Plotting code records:
• • •
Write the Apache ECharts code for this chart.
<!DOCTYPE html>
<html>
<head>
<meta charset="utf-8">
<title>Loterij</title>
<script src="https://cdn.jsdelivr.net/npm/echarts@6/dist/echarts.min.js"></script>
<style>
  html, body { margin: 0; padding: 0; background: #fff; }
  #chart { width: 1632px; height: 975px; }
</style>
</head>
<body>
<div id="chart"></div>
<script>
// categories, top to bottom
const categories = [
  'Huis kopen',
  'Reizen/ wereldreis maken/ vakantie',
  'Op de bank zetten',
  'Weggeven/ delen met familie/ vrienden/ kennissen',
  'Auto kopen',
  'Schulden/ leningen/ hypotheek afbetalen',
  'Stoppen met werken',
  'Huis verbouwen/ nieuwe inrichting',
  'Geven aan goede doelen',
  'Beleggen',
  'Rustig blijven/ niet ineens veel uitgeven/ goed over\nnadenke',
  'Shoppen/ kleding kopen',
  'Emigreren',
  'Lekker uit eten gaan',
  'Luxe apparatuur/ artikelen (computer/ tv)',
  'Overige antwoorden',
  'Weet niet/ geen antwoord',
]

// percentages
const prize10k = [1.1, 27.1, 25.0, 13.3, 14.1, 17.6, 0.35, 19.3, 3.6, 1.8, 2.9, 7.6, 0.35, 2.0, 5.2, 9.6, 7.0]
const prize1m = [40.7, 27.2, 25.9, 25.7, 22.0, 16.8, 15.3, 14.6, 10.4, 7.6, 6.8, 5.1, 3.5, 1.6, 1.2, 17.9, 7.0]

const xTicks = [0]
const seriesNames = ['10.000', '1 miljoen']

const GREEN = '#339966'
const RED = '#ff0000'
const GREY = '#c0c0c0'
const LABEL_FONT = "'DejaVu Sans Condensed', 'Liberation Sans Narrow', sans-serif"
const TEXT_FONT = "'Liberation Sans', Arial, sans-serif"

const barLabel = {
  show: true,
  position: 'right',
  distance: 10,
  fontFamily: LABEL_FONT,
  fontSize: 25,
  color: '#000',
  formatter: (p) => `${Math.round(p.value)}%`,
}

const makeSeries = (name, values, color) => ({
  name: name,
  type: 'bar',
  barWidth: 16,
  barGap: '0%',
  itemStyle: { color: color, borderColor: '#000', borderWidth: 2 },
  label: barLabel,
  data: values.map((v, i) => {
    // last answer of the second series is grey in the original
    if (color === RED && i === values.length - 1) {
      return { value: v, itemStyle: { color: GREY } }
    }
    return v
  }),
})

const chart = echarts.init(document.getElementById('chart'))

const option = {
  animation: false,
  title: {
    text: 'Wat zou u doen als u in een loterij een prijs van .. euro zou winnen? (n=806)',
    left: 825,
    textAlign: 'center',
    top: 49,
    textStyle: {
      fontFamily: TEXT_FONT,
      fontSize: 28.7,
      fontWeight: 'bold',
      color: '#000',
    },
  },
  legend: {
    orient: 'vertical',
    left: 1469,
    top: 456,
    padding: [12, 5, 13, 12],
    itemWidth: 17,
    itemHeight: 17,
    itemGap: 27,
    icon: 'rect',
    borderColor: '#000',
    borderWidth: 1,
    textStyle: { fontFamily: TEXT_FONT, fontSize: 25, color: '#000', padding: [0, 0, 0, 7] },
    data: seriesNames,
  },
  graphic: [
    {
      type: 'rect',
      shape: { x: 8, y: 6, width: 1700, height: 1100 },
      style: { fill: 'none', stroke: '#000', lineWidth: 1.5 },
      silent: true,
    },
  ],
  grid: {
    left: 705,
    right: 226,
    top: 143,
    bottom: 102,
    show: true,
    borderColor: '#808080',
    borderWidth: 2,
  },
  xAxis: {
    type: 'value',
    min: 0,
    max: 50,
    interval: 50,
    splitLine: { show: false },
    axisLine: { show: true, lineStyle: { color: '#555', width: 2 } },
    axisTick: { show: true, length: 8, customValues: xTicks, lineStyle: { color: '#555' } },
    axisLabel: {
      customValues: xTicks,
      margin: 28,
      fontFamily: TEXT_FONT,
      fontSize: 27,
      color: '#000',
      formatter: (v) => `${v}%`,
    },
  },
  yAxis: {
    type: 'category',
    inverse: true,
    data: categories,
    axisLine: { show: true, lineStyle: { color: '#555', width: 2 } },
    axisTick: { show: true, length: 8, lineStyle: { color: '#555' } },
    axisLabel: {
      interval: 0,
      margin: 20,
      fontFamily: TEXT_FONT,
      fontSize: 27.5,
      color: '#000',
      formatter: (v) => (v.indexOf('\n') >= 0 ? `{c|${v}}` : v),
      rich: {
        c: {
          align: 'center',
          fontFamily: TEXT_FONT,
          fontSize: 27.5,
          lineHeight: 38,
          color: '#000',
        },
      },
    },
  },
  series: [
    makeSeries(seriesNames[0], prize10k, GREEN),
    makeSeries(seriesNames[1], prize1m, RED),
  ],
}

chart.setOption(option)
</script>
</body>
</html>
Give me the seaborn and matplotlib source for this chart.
• • •
SHORT EXERCISE: Look through the records and gather every line containing "this".

THE OUTPUT:
Write the Apache ECharts code for this chart.
Give me the seaborn and matplotlib source for this chart.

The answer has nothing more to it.